Design and conductivity optimization of La0.3Sr0.7TiO3/La0.8Sr0.2MnO3 bi-layer structures as tubular segmented-in-series solid oxide fuel cell interconnect☆

Abstract

This study focused on meeting the stringent stability requirements of tubular segmented-in-series solid oxide fuel cells (SOFCs) in reducing and oxidizing atmospheres. To address this challenge, a bi-layer perovskite ceramic interconnect was designed by controlling the oxygen partial pressure, because of the strong correlation between the conductivity of strontium-doped lanthanum titanate (LST) and the oxygen partial pressure. The LST powder was prepared using solid-phase and sol-gel methods, and their influence on particle size and sintering behavior was compared. LST/lanthanum strontium manganite (LSM) bi-layer ceramic interconnects with varying thicknesses were fabricated through screen printing and co-sintering. The results demonstrate favorable interfacial bonding and excellent chemical compatibility between the ceramic layers.
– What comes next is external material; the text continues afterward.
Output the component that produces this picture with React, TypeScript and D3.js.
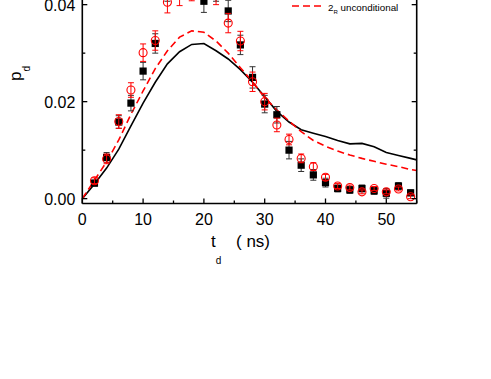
import React from "react";
import * as d3 from "d3";

const tPoints = [2,4,6,8,10,12,14,16,18,20,22,24,26,28,30,32,34,36,38,40,42,44,46,48,50,52,54];
const squareVals = [0.0032,0.0085,0.0158,0.0197,0.0263,0.0320,0.0430,0.0435,0.0440,0.0407,0.0430,0.0387,0.0317,0.0250,0.0195,0.0173,0.0100,0.0069,0.0049,0.0033,0.0021,0.0018,0.0021,0.0016,0.0011,0.0026,0.0012];
const squareErr = [0.0006,0.0010,0.0013,0.0016,0.0018,0.0020,0.0023,0.0023,0.0023,0.0023,0.0023,0.0022,0.0020,0.0022,0.0018,0.0017,0.0018,0.0013,0.0011,0.0009,0.0007,0.0007,0.0007,0.0007,0.0010,0.0007,0.0006];
const circleVals = [0.0037,0.0082,0.0159,0.0224,0.0301,0.0326,0.0405,0.0420,0.0430,0.0440,0.0422,0.0362,0.0325,0.0241,0.0200,0.0152,0.0122,0.0083,0.0066,0.0044,0.0026,0.0023,0.0014,0.0021,0.0014,0.0020,0.0004];
const circleErr = [0.0006,0.0010,0.0014,0.0015,0.0018,0.0020,0.0022,0.0022,0.0022,0.0023,0.0022,0.0020,0.0020,0.0020,0.0017,0.0014,0.0011,0.0009,0.0008,0.0006,0.0005,0.0005,0.0004,0.0004,0.0004,0.0004,0.0004];

const tLine = [0,2,4,6,8,10,12,14,16,18,20,22,24,26,28,30,32,34,36,38,40,42,44,46,48,50,52,54,55];
const solidVals = [0,0.0030,0.0063,0.0102,0.0150,0.0197,0.0240,0.0278,0.0303,0.0318,0.0320,0.0305,0.0288,0.0266,0.0240,0.0210,0.0180,0.0158,0.0142,0.0135,0.0128,0.0120,0.0113,0.0114,0.0107,0.0095,0.0089,0.0083,0.0080];
const dashedVals = [0,0.0038,0.0076,0.0121,0.0174,0.0222,0.0268,0.0305,0.0333,0.0346,0.0343,0.0325,0.0300,0.0270,0.0241,0.0208,0.0183,0.0160,0.0138,0.0120,0.0108,0.0098,0.0090,0.0083,0.0077,0.0071,0.0066,0.0060,0.0058];

const xMajor = [0,10,20,30,40,50];
const xMinor = [5,15,25,35,45,55];
const yMajor = [0, 0.02, 0.04];
const yMinor = [0.01, 0.03];

const FONT = "'Liberation Sans', Arial, sans-serif";

export default function App() {
  const left = 82.3, right = 416.7, bottom = 203.5;
  const x = d3.scaleLinear().domain([0, 55]).range([left, right]);
  const y = d3.scaleLinear().domain([-0.001, 0.05]).range([bottom, bottom - 0.051 * 4850]);
  const top = y(0.05);

  const solid = d3.line<number>().x((_, i) => x(tLine[i])).y((d) => y(d))(solidVals) || "";
  const dashed = d3.line<number>().x((_, i) => x(tLine[i])).y((d) => y(d))(dashedVals) || "";

  const errBar = (t: number, v: number, e: number, color: string, key: string) => {
    const cx = x(t);
    const y1 = y(v - e), y2 = y(v + e);
    return (
      <g key={key} stroke={color} strokeWidth={1}>
        <line x1={cx} x2={cx} y1={y1} y2={y2} />
        <line x1={cx - 3} x2={cx + 3} y1={y1} y2={y1} />
        <line x1={cx - 3} x2={cx + 3} y1={y2} y2={y2} />
      </g>
    );
  };

  return (
    <svg width={491} height={379} style={{ position: "absolute", left: 0, top: 0, background: "#fff" }} fontFamily={FONT}>
      <rect x={0} y={0} width={491} height={379} fill="#fff" />
      <path d={solid} fill="none" stroke="#000" strokeWidth={1.6} />
      <path d={dashed} fill="none" stroke="#ff0000" strokeWidth={1.6} strokeDasharray="7,4" />
      {tPoints.map((t, i) => errBar(t, squareVals[i], squareErr[i], "#333", "se" + i))}
      {tPoints.map((t, i) => (
        <rect key={"s" + i} x={x(t) - 3.6} y={y(squareVals[i]) - 3.6} width={7.2} height={7.2} fill="#000" />
      ))}
      {tPoints.map((t, i) => errBar(t, circleVals[i], circleErr[i], "#ff0000", "ce" + i))}
      {tPoints.map((t, i) => (
        <circle key={"c" + i} cx={x(t)} cy={y(circleVals[i])} r={4} fill="none" stroke="#ff0000" strokeWidth={1.1} />
      ))}
      <g stroke="#000" strokeWidth={1.6} fill="none">
        <line x1={left} x2={right} y1={bottom} y2={bottom} />
        <line x1={left} x2={left} y1={bottom} y2={top} />
        <line x1={right} x2={right} y1={bottom} y2={top} />
      </g>
      <g stroke="#000" strokeWidth={1.3}>
        {xMajor.map((v) => (
          <line key={"xm" + v} x1={x(v)} x2={x(v)} y1={bottom} y2={bottom - 5} />
        ))}
        {xMinor.map((v) => (
          <line key={"xn" + v} x1={x(v)} x2={x(v)} y1={bottom} y2={bottom - 3} />
        ))}
        {yMajor.map((v) => (
          <g key={"ym" + v}>
            <line x1={left} x2={left + 5} y1={y(v)} y2={y(v)} />
            <line x1={right} x2={right - 5} y1={y(v)} y2={y(v)} />
          </g>
        ))}
        {yMinor.map((v) => (
          <g key={"yn" + v}>
            <line x1={left} x2={left + 3} y1={y(v)} y2={y(v)} />
            <line x1={right} x2={right - 3} y1={y(v)} y2={y(v)} />
          </g>
        ))}
      </g>
      <g fontSize={16} fill="#000">
        {xMajor.map((v) => (
          <text key={"xl" + v} x={x(v)} y={bottom + 21} textAnchor="middle">{v}</text>
        ))}
        {yMajor.map((v) => (
          <text key={"yl" + v} x={left - 7} y={y(v) + 6} textAnchor="end">{v.toFixed(2)}</text>
        ))}
      </g>
      <text x={211} y={247} fontSize={17} fill="#000">
        t<tspan fontSize={10} dy={17}>d</tspan>
        <tspan x={236} dy={-17}>( ns)</tspan>
      </text>
      <text transform="translate(21,81) rotate(-90)" fontSize={17} fill="#000">
        p<tspan fontSize={10} dy={9}>d</tspan>
      </text>
      <line x1={292} x2={323} y1={6} y2={6} stroke="#ff0000" strokeWidth={1.6} strokeDasharray="7,4" />
      <text x={328} y={10.5} fontSize={9.8} fill="#000">
        2<tspan fontSize={6} dy={3}>R</tspan>
        <tspan dy={-3}> unconditional</tspan>
      </text>
    </svg>
  );
}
The conductivity of the bi-layer interconnect exhibits a temperature-dependent behavior, peaking at 550 °C. Simulation calculations and research findings validate that the conductivity of the bi-layer interconnect is determined by the thickness of the LSM layer and the oxygen partial pressure at the interconnect interface. Optimal conductivity is achieved with a bi-layer interconnect consisting of approximately 15 μm of LST and 4 μm of LSM. This can be attributed to the efficient regulation of oxygen partial pressure at the interface, effectively mitigating LSM decomposition caused by low oxygen partial pressure and the subsequent reduction in conductivity. These results provide valuable fundamental data and methodology for the development of high-performance interconnects for tubular segmented-in-series SOFCs.